Task statement:
Print the material below exactly as it stands, please, from its first line to the line holding "const endMonth = new Date(2025, 4, 1);", with no pictures.
*** Supplied material ***
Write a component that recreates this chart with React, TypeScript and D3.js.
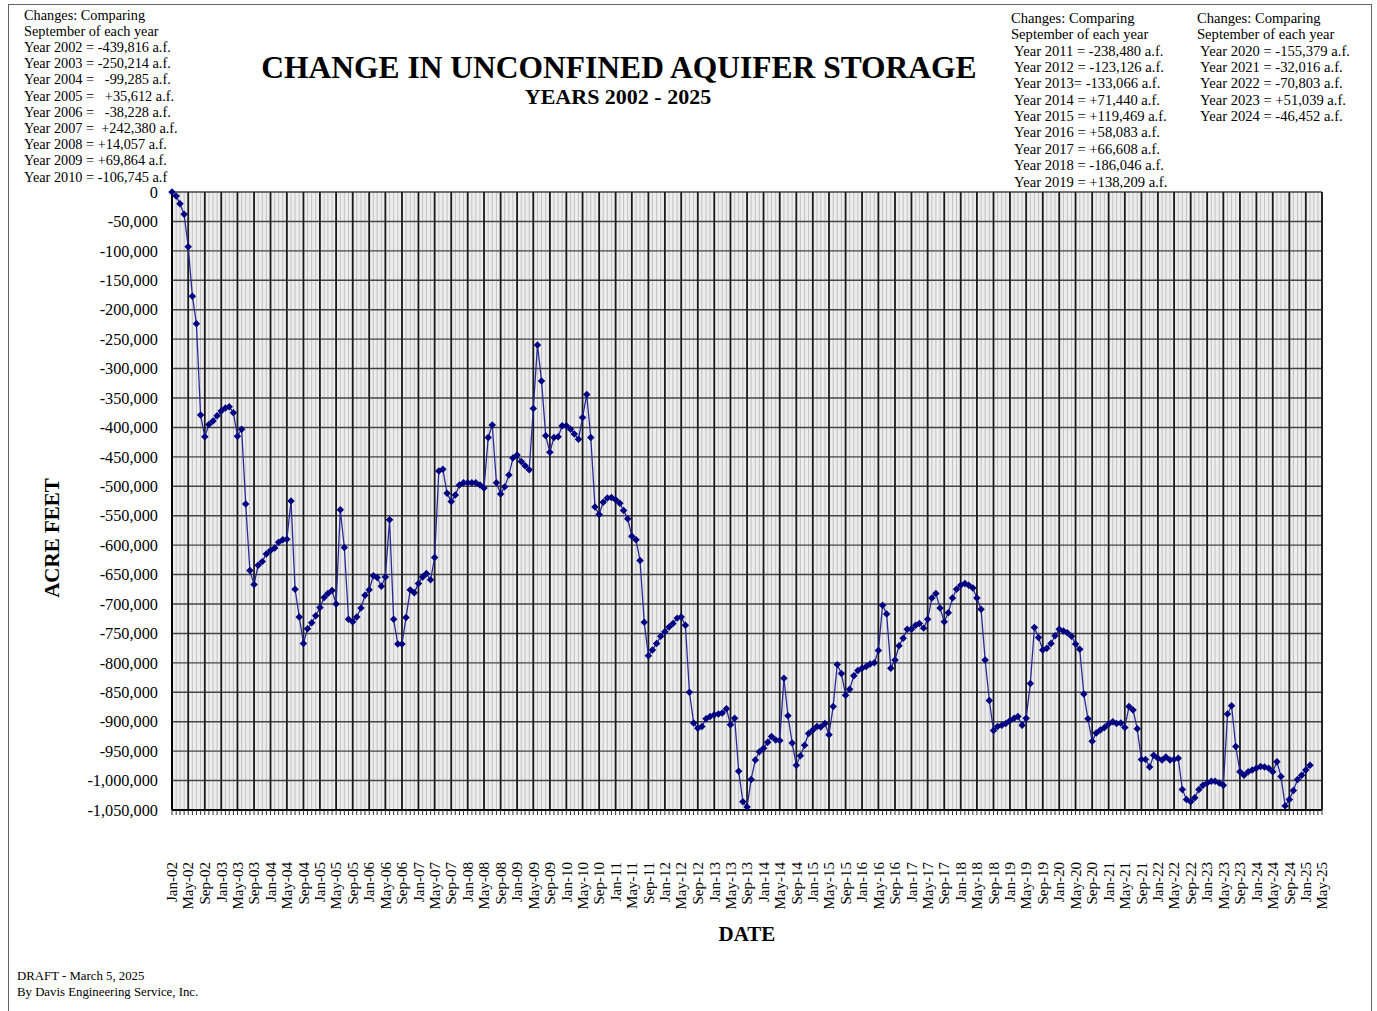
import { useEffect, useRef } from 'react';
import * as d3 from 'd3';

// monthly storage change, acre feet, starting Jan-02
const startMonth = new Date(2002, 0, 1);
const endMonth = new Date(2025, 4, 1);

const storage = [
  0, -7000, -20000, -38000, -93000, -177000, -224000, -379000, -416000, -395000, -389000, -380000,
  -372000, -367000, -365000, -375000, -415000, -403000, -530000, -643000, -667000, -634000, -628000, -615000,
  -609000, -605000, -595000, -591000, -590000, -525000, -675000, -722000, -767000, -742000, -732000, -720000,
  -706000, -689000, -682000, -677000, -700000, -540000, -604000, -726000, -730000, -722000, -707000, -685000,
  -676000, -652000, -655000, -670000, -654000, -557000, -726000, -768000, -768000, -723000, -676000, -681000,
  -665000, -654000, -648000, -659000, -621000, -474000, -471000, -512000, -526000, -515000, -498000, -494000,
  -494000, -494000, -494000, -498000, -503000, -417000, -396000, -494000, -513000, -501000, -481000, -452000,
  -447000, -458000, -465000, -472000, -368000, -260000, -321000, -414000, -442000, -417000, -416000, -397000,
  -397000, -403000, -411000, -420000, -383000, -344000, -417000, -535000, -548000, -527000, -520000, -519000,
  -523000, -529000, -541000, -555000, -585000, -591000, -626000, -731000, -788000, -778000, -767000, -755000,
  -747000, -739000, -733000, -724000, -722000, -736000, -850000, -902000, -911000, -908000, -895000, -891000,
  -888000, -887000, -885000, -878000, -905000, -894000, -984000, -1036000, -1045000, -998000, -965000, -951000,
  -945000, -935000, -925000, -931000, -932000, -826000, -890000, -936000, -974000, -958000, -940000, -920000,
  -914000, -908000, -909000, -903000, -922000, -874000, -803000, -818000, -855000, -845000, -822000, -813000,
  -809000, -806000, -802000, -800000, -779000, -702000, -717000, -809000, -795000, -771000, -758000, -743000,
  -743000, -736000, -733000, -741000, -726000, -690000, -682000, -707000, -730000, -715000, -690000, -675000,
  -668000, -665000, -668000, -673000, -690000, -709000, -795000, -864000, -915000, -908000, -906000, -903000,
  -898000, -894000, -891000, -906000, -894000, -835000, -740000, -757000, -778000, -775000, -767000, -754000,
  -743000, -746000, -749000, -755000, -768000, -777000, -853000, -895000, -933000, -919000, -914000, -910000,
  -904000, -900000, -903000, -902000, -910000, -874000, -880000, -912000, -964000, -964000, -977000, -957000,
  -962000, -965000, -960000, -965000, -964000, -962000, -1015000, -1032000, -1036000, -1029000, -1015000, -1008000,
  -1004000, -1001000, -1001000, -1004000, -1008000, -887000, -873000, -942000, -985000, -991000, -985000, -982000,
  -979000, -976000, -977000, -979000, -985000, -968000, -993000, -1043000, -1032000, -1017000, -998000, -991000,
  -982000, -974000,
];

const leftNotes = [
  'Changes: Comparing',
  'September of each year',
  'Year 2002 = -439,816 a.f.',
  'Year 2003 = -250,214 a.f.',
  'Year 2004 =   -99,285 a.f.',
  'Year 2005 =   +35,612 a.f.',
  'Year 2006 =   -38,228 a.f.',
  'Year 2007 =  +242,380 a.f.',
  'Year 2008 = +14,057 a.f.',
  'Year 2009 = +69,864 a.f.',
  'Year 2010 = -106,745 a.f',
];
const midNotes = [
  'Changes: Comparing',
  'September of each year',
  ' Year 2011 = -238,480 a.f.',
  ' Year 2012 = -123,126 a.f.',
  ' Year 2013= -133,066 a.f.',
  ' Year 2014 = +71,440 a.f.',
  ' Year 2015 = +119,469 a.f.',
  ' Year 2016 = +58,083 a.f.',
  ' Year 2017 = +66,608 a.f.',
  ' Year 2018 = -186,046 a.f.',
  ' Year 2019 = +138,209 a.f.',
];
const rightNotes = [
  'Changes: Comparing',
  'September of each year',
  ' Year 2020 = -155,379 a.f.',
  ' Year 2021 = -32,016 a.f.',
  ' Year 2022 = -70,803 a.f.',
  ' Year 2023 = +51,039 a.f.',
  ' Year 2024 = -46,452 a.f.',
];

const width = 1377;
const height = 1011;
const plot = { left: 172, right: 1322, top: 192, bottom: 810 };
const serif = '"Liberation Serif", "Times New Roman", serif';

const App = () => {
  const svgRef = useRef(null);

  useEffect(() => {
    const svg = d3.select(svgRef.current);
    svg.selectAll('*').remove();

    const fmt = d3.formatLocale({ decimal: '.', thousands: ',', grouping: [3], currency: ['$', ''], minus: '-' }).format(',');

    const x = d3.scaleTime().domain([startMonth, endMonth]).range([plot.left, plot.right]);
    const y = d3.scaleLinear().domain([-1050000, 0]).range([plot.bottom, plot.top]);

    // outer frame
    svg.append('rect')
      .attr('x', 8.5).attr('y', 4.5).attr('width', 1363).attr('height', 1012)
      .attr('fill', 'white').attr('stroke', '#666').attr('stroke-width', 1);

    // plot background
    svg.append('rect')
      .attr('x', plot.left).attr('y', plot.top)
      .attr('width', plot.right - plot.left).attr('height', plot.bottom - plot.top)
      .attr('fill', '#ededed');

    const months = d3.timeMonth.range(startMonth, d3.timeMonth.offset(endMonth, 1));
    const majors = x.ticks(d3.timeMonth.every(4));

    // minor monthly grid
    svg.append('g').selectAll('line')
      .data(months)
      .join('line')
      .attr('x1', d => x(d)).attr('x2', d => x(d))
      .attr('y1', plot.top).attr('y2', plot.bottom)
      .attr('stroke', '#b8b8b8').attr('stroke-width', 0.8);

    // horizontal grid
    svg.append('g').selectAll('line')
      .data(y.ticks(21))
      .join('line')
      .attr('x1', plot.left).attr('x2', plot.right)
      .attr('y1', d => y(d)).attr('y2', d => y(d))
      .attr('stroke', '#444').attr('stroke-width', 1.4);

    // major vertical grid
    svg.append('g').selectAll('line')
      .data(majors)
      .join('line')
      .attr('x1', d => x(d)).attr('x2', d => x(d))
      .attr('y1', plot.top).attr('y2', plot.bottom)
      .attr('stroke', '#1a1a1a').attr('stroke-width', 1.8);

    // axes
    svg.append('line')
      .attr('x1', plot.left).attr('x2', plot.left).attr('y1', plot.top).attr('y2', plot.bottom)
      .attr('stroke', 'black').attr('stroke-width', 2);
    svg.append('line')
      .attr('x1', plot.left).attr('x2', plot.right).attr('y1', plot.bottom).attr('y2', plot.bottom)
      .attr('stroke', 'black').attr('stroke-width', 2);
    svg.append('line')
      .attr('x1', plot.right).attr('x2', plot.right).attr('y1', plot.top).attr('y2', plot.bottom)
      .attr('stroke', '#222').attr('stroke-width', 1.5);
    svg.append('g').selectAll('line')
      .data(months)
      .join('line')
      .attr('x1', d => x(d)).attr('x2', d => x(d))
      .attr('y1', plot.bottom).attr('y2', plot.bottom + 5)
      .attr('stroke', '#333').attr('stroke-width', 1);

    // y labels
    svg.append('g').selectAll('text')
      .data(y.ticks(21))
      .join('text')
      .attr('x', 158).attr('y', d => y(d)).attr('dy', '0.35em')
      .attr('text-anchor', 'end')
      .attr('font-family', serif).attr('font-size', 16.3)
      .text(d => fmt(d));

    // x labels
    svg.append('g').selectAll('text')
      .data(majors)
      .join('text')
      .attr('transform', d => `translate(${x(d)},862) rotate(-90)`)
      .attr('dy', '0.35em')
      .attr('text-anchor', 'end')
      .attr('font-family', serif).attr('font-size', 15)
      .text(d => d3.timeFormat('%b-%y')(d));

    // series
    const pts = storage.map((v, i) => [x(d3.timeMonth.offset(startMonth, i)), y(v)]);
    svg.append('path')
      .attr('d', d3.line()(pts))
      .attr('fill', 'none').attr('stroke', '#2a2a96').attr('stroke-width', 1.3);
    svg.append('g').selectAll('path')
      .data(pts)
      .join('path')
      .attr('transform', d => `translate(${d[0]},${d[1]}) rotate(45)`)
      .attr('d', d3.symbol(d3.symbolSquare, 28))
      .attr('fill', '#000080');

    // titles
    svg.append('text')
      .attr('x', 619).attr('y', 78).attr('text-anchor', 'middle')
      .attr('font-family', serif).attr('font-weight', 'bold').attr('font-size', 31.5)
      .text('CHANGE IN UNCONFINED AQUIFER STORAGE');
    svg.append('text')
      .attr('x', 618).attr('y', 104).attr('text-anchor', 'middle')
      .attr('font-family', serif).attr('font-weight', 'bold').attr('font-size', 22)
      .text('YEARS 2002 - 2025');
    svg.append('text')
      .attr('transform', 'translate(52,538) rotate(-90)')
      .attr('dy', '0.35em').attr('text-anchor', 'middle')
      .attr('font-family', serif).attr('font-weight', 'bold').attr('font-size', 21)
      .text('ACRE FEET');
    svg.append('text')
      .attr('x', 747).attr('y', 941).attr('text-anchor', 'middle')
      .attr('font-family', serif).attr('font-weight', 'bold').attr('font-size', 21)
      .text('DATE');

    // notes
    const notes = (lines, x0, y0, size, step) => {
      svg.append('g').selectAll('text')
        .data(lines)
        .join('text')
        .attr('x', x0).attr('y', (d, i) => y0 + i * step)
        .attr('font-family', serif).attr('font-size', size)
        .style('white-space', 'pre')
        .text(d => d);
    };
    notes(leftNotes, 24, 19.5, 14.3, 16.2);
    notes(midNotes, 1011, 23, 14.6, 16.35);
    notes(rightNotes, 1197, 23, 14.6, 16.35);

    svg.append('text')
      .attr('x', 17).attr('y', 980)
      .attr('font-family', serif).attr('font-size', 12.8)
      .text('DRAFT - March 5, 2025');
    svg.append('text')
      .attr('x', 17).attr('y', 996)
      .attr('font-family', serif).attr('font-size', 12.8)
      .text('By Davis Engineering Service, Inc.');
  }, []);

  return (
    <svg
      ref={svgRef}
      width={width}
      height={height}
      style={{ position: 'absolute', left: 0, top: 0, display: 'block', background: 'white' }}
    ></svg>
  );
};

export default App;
***
Result of the exercise:
Write a component that recreates this chart with React, TypeScript and D3.js.
import { useEffect, useRef } from 'react';
import * as d3 from 'd3';

// monthly storage change, acre feet, starting Jan-02
const startMonth = new Date(2002, 0, 1);
const endMonth = new Date(2025, 4, 1);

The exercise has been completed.